• **PROMPT**
The material below has pictures in it. Set down only the lines from the line containing "Generate a web" through the line containing "var drawnSweep = [317.6, 24.3, 14.5, 7.5];", word for word, and leave the pictures behind.

Code that draws figures

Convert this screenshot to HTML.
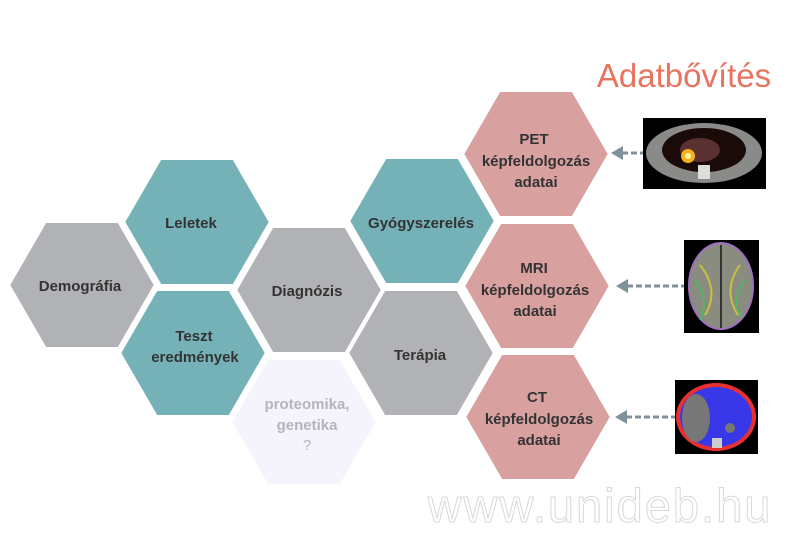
<!DOCTYPE html>
<html><head><meta charset="utf-8"><style>
html,body{margin:0;padding:0;background:#fff;}
svg{display:block;}
text{font-family:"Liberation Sans",sans-serif;}
</style></head><body>
<svg width="800" height="533" viewBox="0 0 800 533" xmlns="http://www.w3.org/2000/svg">
<defs>
<polygon id="hx" points="-74,0 -37,-64 37,-64 74,0 37,64 -37,64" stroke="#fff" stroke-width="4"/>
</defs>
<g>
<use href="#hx" x="82" y="285" fill="#b1b2b5"/>
<use href="#hx" x="197" y="222" fill="#75b2b8"/>
<use href="#hx" x="193" y="353" fill="#75b2b8"/>
<use href="#hx" x="309" y="290" fill="#b1b2b5"/>
<use href="#hx" x="304" y="422" fill="#f5f4fc"/>
<use href="#hx" x="422" y="221" fill="#75b2b8"/>
<use href="#hx" x="421" y="353" fill="#b1b2b5"/>
<use href="#hx" x="536" y="154" fill="#d9a0a0"/>
<use href="#hx" x="537" y="286" fill="#d9a0a0"/>
<use href="#hx" x="538" y="417" fill="#d9a0a0"/>
</g>
<g font-size="15" font-weight="bold" fill="#333" text-anchor="middle">
<text x="80" y="291">Demográfia</text>
<text x="191" y="228">Leletek</text>
<text x="194" y="341">Teszt</text>
<text x="195" y="362">eredmények</text>
<text x="307" y="296">Diagnózis</text>
<text x="421" y="228">Gyógyszerelés</text>
<text x="420" y="360">Terápia</text>
<text x="534" y="144">PET</text>
<text x="536" y="166">képfeldolgozás</text>
<text x="536" y="187">adatai</text>
<text x="534" y="273">MRI</text>
<text x="535" y="295">képfeldolgozás</text>
<text x="535" y="316">adatai</text>
<text x="537" y="402">CT</text>
<text x="539" y="424">képfeldolgozás</text>
<text x="539" y="445">adatai</text>
</g>
<g font-size="15" font-weight="bold" fill="#b4b4bb" text-anchor="middle">
<text x="307" y="409">proteomika,</text>
<text x="307" y="430">genetika</text>
<text x="307" y="450" font-weight="normal">?</text>
</g>
<text x="684" y="87" font-size="33" fill="#e8735f" text-anchor="middle">Adatbővítés</text>
<g stroke="#7f9199" stroke-width="3" stroke-dasharray="6,3" fill="none">
<line x1="622" y1="153" x2="643" y2="153"/>
<line x1="627" y1="286" x2="684" y2="286"/>
<line x1="626" y1="417" x2="675" y2="417"/>
</g>
<g fill="#7f9199">
<polygon points="611,153 623,146 623,160"/>
<polygon points="616,286 628,279 628,293"/>
<polygon points="615,417 627,410 627,424"/>
</g>
<rect x="643" y="118" width="123" height="71" fill="#000"/>
<ellipse cx="704" cy="153" rx="58" ry="30" fill="#8a8a88"/>
<ellipse cx="704" cy="150" rx="42" ry="22" fill="#1a0a08"/>
<ellipse cx="700" cy="150" rx="20" ry="12" fill="#5a3030"/>
<circle cx="688" cy="156" r="7" fill="#f8b020"/>
<circle cx="688" cy="156" r="3" fill="#fff6a0"/>
<rect x="698" y="165" width="12" height="14" fill="#ddd"/>
<rect x="684" y="240" width="75" height="93" fill="#000"/>
<ellipse cx="721" cy="286" rx="32" ry="43" fill="#8a8c80" stroke="#a070c0" stroke-width="2"/>
<path d="M700 265 Q720 290 705 315 M740 265 Q722 290 738 315" stroke="#c8c040" stroke-width="2" fill="none"/>
<path d="M695 280 Q710 300 700 320 M745 280 Q730 300 742 318" stroke="#40c060" stroke-width="1.5" fill="none"/>
<line x1="721" y1="245" x2="721" y2="328" stroke="#333" stroke-width="2"/>
<rect x="675" y="380" width="83" height="74" fill="#000"/>
<ellipse cx="716" cy="417" rx="40" ry="34" fill="#e83030"/>
<ellipse cx="716" cy="417" rx="36" ry="30" fill="#3838e8"/>
<ellipse cx="696" cy="418" rx="14" ry="24" fill="#777"/>
<circle cx="730" cy="428" r="5" fill="#777"/>
<rect x="712" y="438" width="10" height="10" fill="#ccc"/>
<text x="600" y="522" font-size="47" fill="#fff" stroke="#d8d8d8" stroke-width="1" text-anchor="middle" letter-spacing="2">www.unideb.hu</text>
</svg>
</body></html>
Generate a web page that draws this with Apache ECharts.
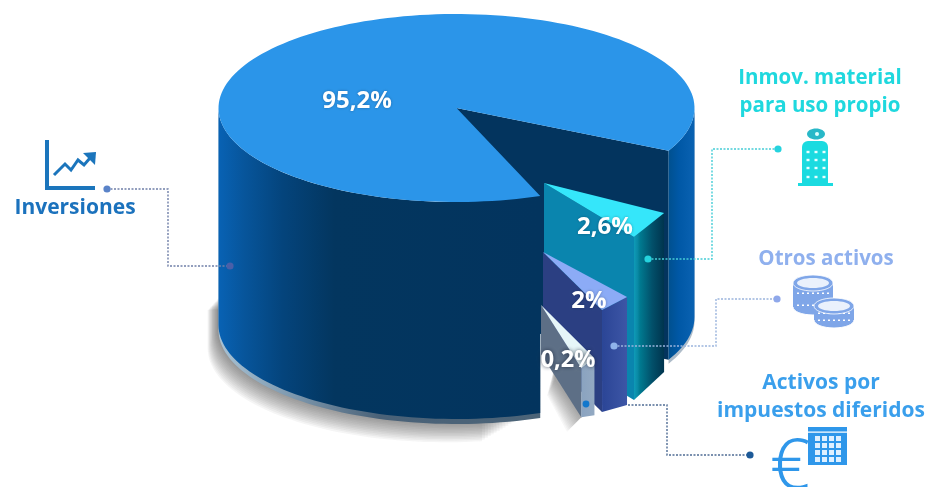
<!DOCTYPE html>
<html><head><meta charset="utf-8">
<style>html,body{margin:0;padding:0;background:#fff}#c{width:928px;height:487px}</style>
<script src="https://cdn.jsdelivr.net/npm/echarts@6/dist/echarts.min.js"></script>
</head><body><div id="c"></div>
<script>
// ---- data ----
var categories = ['Inversiones', 'Inmov. material para uso propio', 'Otros activos', 'Activos por impuestos diferidos'];
var values = [95.2, 2.6, 2, 0.2];
var valueLabels = ['95,2%', '2,6%', '2%', '0,2%'];
// the source infographic does not draw its slices to scale: parametric angles as drawn
var drawnStart = [69.4, 32.3, 53.6, 68.4];
var drawnSweep = [317.6, 24.3, 14.5, 7.5];

// ---- layout ----
var E = {a: 238, b: 94};
var cx = 456.5, cy = 108, H = 217;
var apex = [[cx, cy], [544, 183], [543, 252], [541, 305]];
var radii = [[1, 1], [0.597, 0.687], [0.595, 0.665], [0.61, 0.695]]; // radius at the right-hand / front corner of the wedge
var heights = [[H, H], [159, 163], [108, 102], [57, 49]];
var labelPos = [[357, 101], [605, 227], [589, 301], [568, 360]];
var topColor = ['#2b95e9', '#35e6fa', '#8cabf6', '#e6f6f8'];
var faceColor = ['#03345e', '#0a85ae', '#2b3f82', '#5d6f86'];
function hg(stops) {
  return {type: 'linear', x: 0, y: 0, x2: 1, y2: 0, colorStops: stops.map(function (s) { return {offset: s[0], color: s[1]}; })};
}
var wallColor = [
  hg([[0, '#0862b4'], [0.08, '#07559b'], [0.2, '#04447c'], [0.36, '#03365f'], [1, '#03345e']]),
  hg([[0, '#0e9bb8'], [0.12, '#0a8aa5'], [0.2, '#007a90'], [0.6, '#02506a'], [1, '#00344e']]),
  hg([[0, '#2b4596'], [1, '#3d56a6']]),
  hg([[0, '#8aa3c0'], [1, '#93a9c2']])
];

function pt(c, r, deg, dy) {
  var t = deg * Math.PI / 180;
  return [c[0] + E.a * r * Math.cos(t), c[1] + E.b * r * Math.sin(t) + (dy || 0)];
}
function arc(c, r, d0, d1, dy) {
  var out = [], n = Math.max(2, Math.ceil(Math.abs(d1 - d0) / 2));
  for (var i = 0; i <= n; i++) out.push(pt(c, r, d0 + (d1 - d0) * i / n, dy));
  return out;
}
function poly(points, fill, extra) {
  var style = {fill: fill};
  if (extra) for (var k in extra) style[k] = extra[k];
  return {type: 'polygon', shape: {points: points}, style: style};
}
function wallBand(c, r, d0, d1, h, fill, shift) {
  var top = arc(c, r, d0, d1, shift || 0);
  var bottom = arc(c, r, d1, d0, h + (shift || 0));
  return poly(top.concat(bottom), fill);
}

function renderSlice(params) {
  var i = params.dataIndex, c = apex[i], kids = [];
  var d0 = drawnStart[i], d1 = d0 + drawnSweep[i], k;
  if (i === 0) {
    var end = d1 - 360, rightH = H - 8;
    // soft floor shadow below the front wall: layered translucent outlines
    for (k = 15; k >= 0; k--) {
      var sc = [c[0] - k * 0.72, c[1] + k * 1.55];
      var tail = [[sc[0] - E.a, c[1] + 190 + k * 0.8], [sc[0] + 40, c[1] + 190]];
      kids.push(poly(arc(sc, 1, 73 + k * 0.55, 180, H).concat(tail), 'rgba(50,50,50,0.05)'));
    }
    // rim under the wall
    kids.push(wallBand(c, 1, d0, 180, H, hg([[0, '#a8c2d4'], [0.22, '#7f9ab0'], [0.5, '#4a6278'], [1, '#4c6478']]), 5));
    kids.push(wallBand(c, 1, 0, end, rightH, '#aebcc9', 4));
    // cut face inside the gap
    var ce = pt(c, 1, end);
    kids.push(poly([c, ce, [ce[0], ce[1] + rightH], [c[0], c[1] + rightH]], faceColor[0]));
    kids.push(wallBand(c, 1, d0, 180, H, wallColor[0]));
    kids.push(wallBand(c, 1, 0, end, rightH, hg([[0, '#00508f'], [0.4, '#0058a6'], [1, '#0a62b2']])));
    kids.push(poly([c].concat(arc(c, 1, d0, d1)), topColor[0]));
  } else {
    var rE = radii[i][0], rS = radii[i][1], hE = heights[i][0], hS = heights[i][1];
    var pE = pt(c, rE, d0), pS = pt(c, rS, d1);
    // pE = right-hand corner (lower angle), pS = front corner
    if (i === 3) {
      // soft shadow thrown into the notch left of the smallest wedge
      for (k = 13; k >= 0; k--) {
        kids.push(poly([
          [Math.max(541, c[0] + 14 - k * 0.6), c[1] + 76 + k * 1.1],
          [Math.max(541, pS[0] - k * 1.1), pS[1] + hS + k * 1.1],
          [pS[0], pS[1] + hS], [pS[0], pS[1]], [c[0] + 14, c[1] + 60]
        ], 'rgba(60,60,60,0.045)'));
      }
    }
    kids.push(poly([c, pS, [pS[0], pS[1] + hS], [c[0], c[1] + hS]], faceColor[i]));
    kids.push(poly([pS, pE, [pE[0], pE[1] + hE], [pS[0], pS[1] + hS]], wallColor[i]));
    kids.push(poly([c, pE, pS], topColor[i]));
  }
  kids.push({
    type: 'text', z2: 50,
    style: {
      text: valueLabels[i], x: labelPos[i][0], y: labelPos[i][1], align: 'center', verticalAlign: 'middle',
      fill: '#fff', font: 'bold ' + (i === 3 ? 23.5 : 24) + 'px "Open Sans"',
      textShadowColor: i === 3 ? 'rgba(20,30,50,0.75)' : 'rgba(0,20,50,0.35)', textShadowBlur: i === 3 ? 4 : 3
    }
  });
  return {type: 'group', children: kids};
}

// ---- callouts ----
var DOT = 3.6;
var leaders = [
  {dash: '#6f7fa8', pts: [[107, 189], [168, 189], [168, 266], [230, 266]], d: ['#4a5fa8', '#5a83c8']},
  {dash: '#45cdd6', pts: [[648, 259], [712, 259], [712, 149], [778, 149]], d: ['#25d3de', '#25d3de']},
  {dash: '#9ab4dd', pts: [[614, 346], [716, 346], [716, 299], [777, 299]], d: ['#8fa8ea', '#8fb3ea']},
  {dash: '#4f6c94', pts: [[628, 405], [667, 405], [667, 455], [750, 455]], d: null}
];
var g = [];
leaders.forEach(function (l) {
  g.push({type: 'polyline', z: 20, shape: {points: l.pts}, style: {stroke: l.dash, lineWidth: 1.4, lineDash: [2, 1.5], fill: null}});
  if (l.d) {
    g.push({type: 'circle', z: 21, shape: {cx: l.pts[0][0], cy: l.pts[0][1], r: DOT}, style: {fill: l.d[1]}});
    g.push({type: 'circle', z: 21, shape: {cx: l.pts[3][0], cy: l.pts[3][1], r: DOT}, style: {fill: l.d[0]}});
  }
});
g.push({type: 'circle', z: 21, shape: {cx: 586, cy: 404, r: 3.4}, style: {fill: '#1277cc'}});
g.push({type: 'circle', z: 21, shape: {cx: 750, cy: 455, r: 3.6}, style: {fill: '#1d5a98'}});

function label(lines, x, y, size, color, lh) {
  lines.forEach(function (t, k) {
    g.push({type: 'text', z: 22, style: {text: t, x: x, y: y + k * lh, align: 'center', verticalAlign: 'middle',
      fill: color, font: 'bold ' + size + 'px "Open Sans"'}});
  });
}
label(['Inversiones'], 75, 208, 21, '#1b72bd', 0);
label(['Inmov. material', 'para uso propio'], 820, 78, 20.5, '#1fd8de', 28);
label(['Otros activos'], 826, 259, 20.5, '#8fb0ee', 0);
label(['Activos por', 'impuestos diferidos'], 821, 383, 21, '#3a9fec', 28);

// icon: rising chart
var ink = '#1b75bc';
g.push({type: 'polyline', z: 22, shape: {points: [[47, 140], [47, 188], [95, 188]]}, style: {stroke: ink, lineWidth: 4, fill: null}});
g.push({type: 'polyline', z: 22, shape: {points: [[54, 175], [65, 164], [71, 170], [78, 160], [84, 165], [90, 158]]}, style: {stroke: ink, lineWidth: 3, fill: null}});
g.push({type: 'polygon', z: 22, shape: {points: [[83, 153], [96, 152], [95, 165]]}, style: {fill: ink}});

// icon: building
var teal = '#1bdbe0';
g.push({type: 'rect', z: 22, shape: {x: 802, y: 141, width: 26, height: 43, r: [6, 6, 0, 0]}, style: {fill: teal}});
g.push({type: 'rect', z: 22, shape: {x: 798, y: 183, width: 35, height: 3}, style: {fill: teal}});
g.push({type: 'ellipse', z: 22, shape: {cx: 816, cy: 134, rx: 9, ry: 5.5}, style: {fill: '#28b8c8'}});
g.push({type: 'circle', z: 22, shape: {cx: 817, cy: 134, r: 2}, style: {fill: '#dff'}});
[152, 160, 168, 177].forEach(function (y) {
  [808, 816, 824].forEach(function (x) {
    g.push({type: 'rect', z: 23, shape: {x: x - 1.5, y: y - 1.2, width: 3, height: 2.4}, style: {fill: '#e8ffff'}});
  });
});

// icon: coins
function coin(x, y, rx, ry, h, color, zb) {
  g.push({type: 'ellipse', z: zb, shape: {cx: x, cy: y + h, rx: rx, ry: ry}, style: {fill: color, stroke: '#fff', lineWidth: 1}});
  g.push({type: 'rect', z: zb, shape: {x: x - rx, y: y, width: 2 * rx, height: h}, style: {fill: color}});
  for (var s = 0; s < 2; s++) {
    g.push({type: 'line', z: zb + 1, shape: {x1: x - rx + 4, y1: y + h * (s + 0.6) / 2 + 3, x2: x + rx - 4, y2: y + h * (s + 0.6) / 2 + 3},
      style: {stroke: '#fff', lineWidth: 1.6, lineDash: [2, 3]}});
  }
  g.push({type: 'ellipse', z: zb + 2, shape: {cx: x, cy: y, rx: rx, ry: ry}, style: {fill: color, stroke: '#fff', lineWidth: 0.8}});
  g.push({type: 'ellipse', z: zb + 2, shape: {cx: x, cy: y, rx: rx - 4, ry: ry - 3}, style: {fill: '#eaf1fc'}});
}
var coinInk = '#7fa6e8';
coin(813, 283, 20, 8, 24, coinInk, 22);
coin(834, 306, 20, 8, 14, coinInk, 26);

// icon: calendar with euro
var blue = '#2f97ea';
g.push({type: 'rect', z: 22, shape: {x: 808, y: 427, width: 39, height: 38}, style: {fill: blue}});
g.push({type: 'rect', z: 23, shape: {x: 808, y: 431.5, width: 39, height: 1.2}, style: {fill: '#fff'}});
[436, 443, 450, 457].forEach(function (y) {
  [815, 822, 829, 836].forEach(function (x) {
    g.push({type: 'rect', z: 23, shape: {x: x, y: y, width: 5, height: 5}, style: {fill: '#dff0ff'}});
  });
});
g.push({type: 'text', z: 25, style: {text: '€', x: 790, y: 469, align: 'center', verticalAlign: 'middle', fill: blue, font: '300 70px "Noto Sans"'}});

var chart = echarts.init(document.getElementById('c'), null, {renderer: 'canvas'});
chart.setOption({
  animation: false,
  backgroundColor: '#ffffff',
  series: [{
    type: 'custom',
    coordinateSystem: 'none',
    renderItem: renderSlice,
    silent: true,
    data: categories.map(function (n, i) { return {name: n, value: [values[i]]}; })
  }],
  graphic: {elements: g}
});
</script></body></html>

• **ANSWER**
Generate a web page that draws this with Apache ECharts.
<!DOCTYPE html>
<html><head><meta charset="utf-8">
<style>html,body{margin:0;padding:0;background:#fff}#c{width:928px;height:487px}</style>
<script src="https://cdn.jsdelivr.net/npm/echarts@6/dist/echarts.min.js"></script>
</head><body><div id="c"></div>
<script>
// ---- data ----
var categories = ['Inversiones', 'Inmov. material para uso propio', 'Otros activos', 'Activos por impuestos diferidos'];
var values = [95.2, 2.6, 2, 0.2];
var valueLabels = ['95,2%', '2,6%', '2%', '0,2%'];
// the source infographic does not draw its slices to scale: parametric angles as drawn
var drawnStart = [69.4, 32.3, 53.6, 68.4];
var drawnSweep = [317.6, 24.3, 14.5, 7.5];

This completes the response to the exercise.